Starr had previously argued that state legislators were "hoodwinked" into approving a $37 million grant that included the project. Last winter the Assembly voted to earmark just $4.4 million of the money for the tennis facility -- millions less than the Sullivan administration and tennis boosters had originally asked for.
Earlier this month, Anchorage state Sen. Lesil McGuire, who's running against Sullivan to be the Republican nominee for lieutenant governor, made her own proposal to divert the state money to renovations at the Loussac Library in Midtown.
The $37 million state grant that includes the $4.4 million for the tennis facility is currently suspended pending a review, in the wake of legal questions raised by McGuire.
Sullivan, a tennis player and former high school coach, personally backs the project. But he says it was driven by the Anchorage Tennis Association, and that key Republican legislators had been aware of the grant funding's presence in the state capital budget when it was approved last year.
The latest volley over the project stems from last April's $2.5 million parks bond.
The measure included money for the Veterans' Memorial on the Park Strip and repairs to the Chester Creek Trail.
When the bond language initially went to the Assembly for approval in January 2013, the original text also mentioned "resurfacing" of tennis courts, with no mention of "replacement."
But at a meeting two weeks later, amended language substituted by the Sullivan administration -- language that was ultimately approved by the Assembly -- added the "replacement" term as well.
Starr, who was phoning in to the meeting, said he didn't notice the change, and didn't think any of his colleagues had, either.
"If it had said, 'We want to build six indoor tennis courts at a price of $10 million,' I think I would have picked up on that," he said. "I didn't catch it until later on, when we said, 'Where the heck did this project come from?' "
Asked if his administration had tried to conceal the plans for the indoor tennis project, Sullivan responded, "No, I don't think so at all."
"This is in the bond bills that went before the Assembly. There was certainly a public hearing on it," he said. "Bill's chairman of the Budget Committee -- if he didn't read through it, I don't know what to say about that."

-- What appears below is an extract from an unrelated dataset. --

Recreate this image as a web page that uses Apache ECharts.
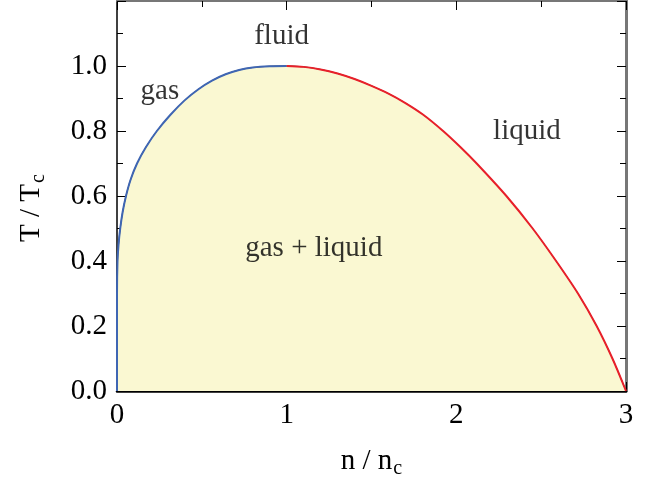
<!DOCTYPE html>
<html>
<head>
<meta charset="utf-8">
<script src="https://cdn.jsdelivr.net/npm/echarts@6/dist/echarts.min.js"></script>
<style>
  html, body { margin: 0; padding: 0; background: #fff; }
  #chart { width: 657px; height: 485px; }
</style>
</head>
<body>
<div id="chart"></div>
<script>
// Coexistence curve in reduced units: density n/nc vs temperature T/Tc
const gasDensity = [0, 0, 0.003, 0.009, 0.019, 0.033, 0.053, 0.08, 0.118, 0.17, 0.235, 0.315, 0.40, 0.48, 0.56, 0.64, 0.72, 0.80, 0.90, 1.0];
const gasTemp    = [0, 0.30, 0.40, 0.45, 0.50, 0.55, 0.60, 0.65, 0.70, 0.75, 0.80, 0.85, 0.895, 0.9286, 0.955, 0.9746, 0.9878, 0.9954, 0.9992, 1.0];

const liquidDensity = [1.0, 1.1, 1.2, 1.3, 1.4, 1.5, 1.6, 1.7, 1.805, 1.922, 2.025, 2.12, 2.295, 2.45, 2.588, 2.717, 2.827, 2.92, 3.0];
const liquidTemp    = [1.0, 0.9973, 0.9895, 0.977, 0.96, 0.939, 0.915, 0.886, 0.85, 0.80, 0.75, 0.70, 0.60, 0.50, 0.40, 0.30, 0.20, 0.10, 0.0];

const xTicks = [0, 1, 2, 3];
const yTicks = [0.0, 0.2, 0.4, 0.6, 0.8, 1.0];

const regionLabels = ['fluid', 'gas', 'liquid', 'gas + liquid'];
const regionAt = [[0.97, 1.09], [0.253, 0.923], [2.416, 0.798], [1.16, 0.439]];

const pairs = (xs, ys) => xs.map((x, i) => [x, ys[i]]);
const gasLine = pairs(gasDensity, gasTemp);
const liquidLine = pairs(liquidDensity, liquidTemp);
const envelope = gasLine.concat(liquidLine.slice(1));

const FONT = '"Liberation Serif", "DejaVu Serif", serif';
const FS = 29;

const tickStyle = { color: '#000', width: 1 };
const baseX = {
  type: 'value', min: 0, max: 3, interval: 1,
  axisTick: { show: true, inside: true, length: 9, lineStyle: tickStyle },
  minorTick: { show: true, splitNumber: 2, length: 6, lineStyle: tickStyle },
  splitLine: { show: false }
};
const baseY = {
  type: 'value', min: 0, max: 1.2, interval: 0.2,
  axisTick: { show: true, inside: true, length: 9, lineStyle: tickStyle },
  minorTick: { show: true, splitNumber: 2, length: 6, lineStyle: tickStyle },
  splitLine: { show: false }
};
const subRich = {
  m: { fontSize: FS, fontFamily: FONT, fill: '#000', color: '#000' },
  s: { fontSize: 20, fontFamily: FONT, fill: '#000', color: '#000', padding: [16, 0, 0, 1] }
};
const CURVE_SMOOTH = 0.3;

const chart = echarts.init(document.getElementById('chart'));
chart.setOption({
  animation: false,
  backgroundColor: '#fff',
  grid: { left: 117, right: 31, top: 1, bottom: 94 },
  textStyle: { fontFamily: FONT },
  // vertical title of the temperature axis
  graphic: [{
    type: 'text',
    x: 31,
    y: 208,
    rotation: Math.PI / 2,
    style: {
      text: '{m|T / T}{s|c}',
      rich: subRich,
      align: 'center',
      verticalAlign: 'middle'
    }
  }],
  xAxis: [
    Object.assign({}, baseX, {
      position: 'bottom',
      axisLine: { onZero: false, lineStyle: { color: '#000', width: 2.5 } },
      axisLabel: {
        color: '#000', fontSize: FS, fontFamily: FONT, margin: 10,
        formatter: v => xTicks.includes(v) ? String(v) : ''
      },
      name: '{m|n / n}{s|c}',
      nameLocation: 'middle',
      nameGap: 52,
      nameTextStyle: { rich: subRich }
    }),
    Object.assign({}, baseX, {
      position: 'top',
      axisLine: { onZero: false, lineStyle: { color: '#777', width: 2 } },
      axisLabel: { show: false }
    })
  ],
  yAxis: [
    Object.assign({}, baseY, {
      position: 'left',
      axisLine: { onZero: false, lineStyle: { color: '#000', width: 1.5 } },
      axisLabel: {
        color: '#000', fontSize: FS, fontFamily: FONT, margin: 10,
        formatter: v => {
          const hit = yTicks.find(t => Math.abs(t - v) < 1e-6);
          return hit === undefined ? '' : hit.toFixed(1);
        }
      }
    }),
    Object.assign({}, baseY, {
      position: 'right',
      axisLine: { onZero: false, lineStyle: { color: '#777', width: 3 } },
      axisLabel: { show: false }
    })
  ],
  series: [
    {
      name: 'two-phase region',
      type: 'line',
      data: envelope,
      showSymbol: false,
      smooth: CURVE_SMOOTH,
      lineStyle: { color: '#222', width: 1 },
      areaStyle: { color: '#FAF8D2', opacity: 1, origin: 'start' },
      z: 1
    },
    {
      name: 'gas branch',
      type: 'line',
      data: gasLine,
      showSymbol: false,
      smooth: CURVE_SMOOTH,
      lineStyle: { color: '#3F66B3', width: 2 },
      z: 3
    },
    {
      name: 'liquid branch',
      type: 'line',
      data: liquidLine,
      showSymbol: false,
      smooth: CURVE_SMOOTH,
      lineStyle: { color: '#E8202A', width: 2 },
      z: 3
    },
    {
      name: 'regions',
      type: 'scatter',
      symbolSize: 0,
      silent: true,
      data: regionAt.map((p, i) => ({ value: p, name: regionLabels[i] })),
      label: {
        show: true,
        position: 'inside',
        formatter: p => p.name,
        color: '#000',
        fontSize: FS,
        fontFamily: FONT
      },
      z: 5
    }
  ]
});
</script>
</body>
</html>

The city has already spent $63,000 in parks bond money on the tennis project; $25,000 went to an engineering company for design services and $38,000 went for relocation of utilities, according to information provided by the Sullivan administration to Assemblyman Paul Honeman.
Another $495,000 is set aside for construction. Starr said it's his goal to stop that money from being spent.
The Assembly will consider Starr's proposal at its meeting on Tuesday.